Mark's a very thoughtful man and a very careful man and I think he'd combine knowledge and interest in deeds. In addition to the same sex marriage licenses -- which are important symbolic issues to people some people -- he's also bringing attention to the need to have the office responsive to the increasing segment of the population that speaks Spanish but not English.

One other point. I'm not sure why we think that Mark is any more interested in "a full-time government paycheck" (to use your words) than someone who's been in the office for three decades. But that issue isn't what will motivate my vote.



What is the "symbolic issue" of possessing a marriage license issued by a local government official that is not a valid marriage license under controlling state law?

Is it hoped that later developments will retroactively validate these "symbolic" licenses under state law, or is there some other purpose to which these licenses may be put?

Alfred L. Brophy

Anon, some people, I suppose, would find it significant that an elected official in an important county issued a marriage license -- even if it may not later be recognized. Perhaps that would be part of a larger movement, or maybe even the start of a larger movement. I suppose that would have symbolic value, too.

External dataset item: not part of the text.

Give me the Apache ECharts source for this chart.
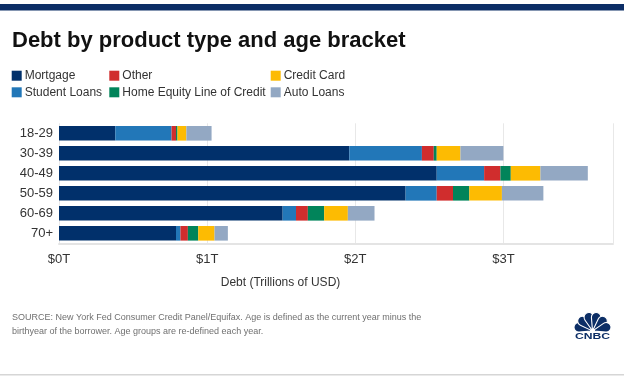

Chilton's stated ideological reasons for running make up maybe 1% of the RoD job. The incumbent seems to be running on her ability to do the other 99%. Hence my suspicions of Chilton's true motivation. RoD is just not a very political job. If you want to advocate for issues like gay rights and acceptance of foreign language speakers, you typically run for state legislature or Congress. If you want to carry out the duties of the RoD office because you have spent almost four decades doing so, you run for RoD.

Alfred L. Brophy


The struggle for equal rights for gay people appears in many places, not just the state legislature. There are, moreover, other issues -- such as making the recorder's office more accessible to people who speak Spanish. It's possible to be an excellent administrator and to care about those other two issues.


The struggle for gay rights and the accessibility of the office to Spanish speakers, as I said, are a very small part of the job. Ask yourself this: if RoD were not an elected office, but rather a job that the County Manager filled by hiring someone, would Chilton be trying to get hired? I sincerely doubt it, as I have never seen any evidence of him caring about this job before. I lived in Orange County for several years, and never in any of the various local media was there anything to suggest that RoD-related issues were of special concern to him while he was serving in other offices. RoD is the magic combination of an elected office, which would allow him to stay in the public eye, and a full-time job with a full-time salary. It all just looks suspicious.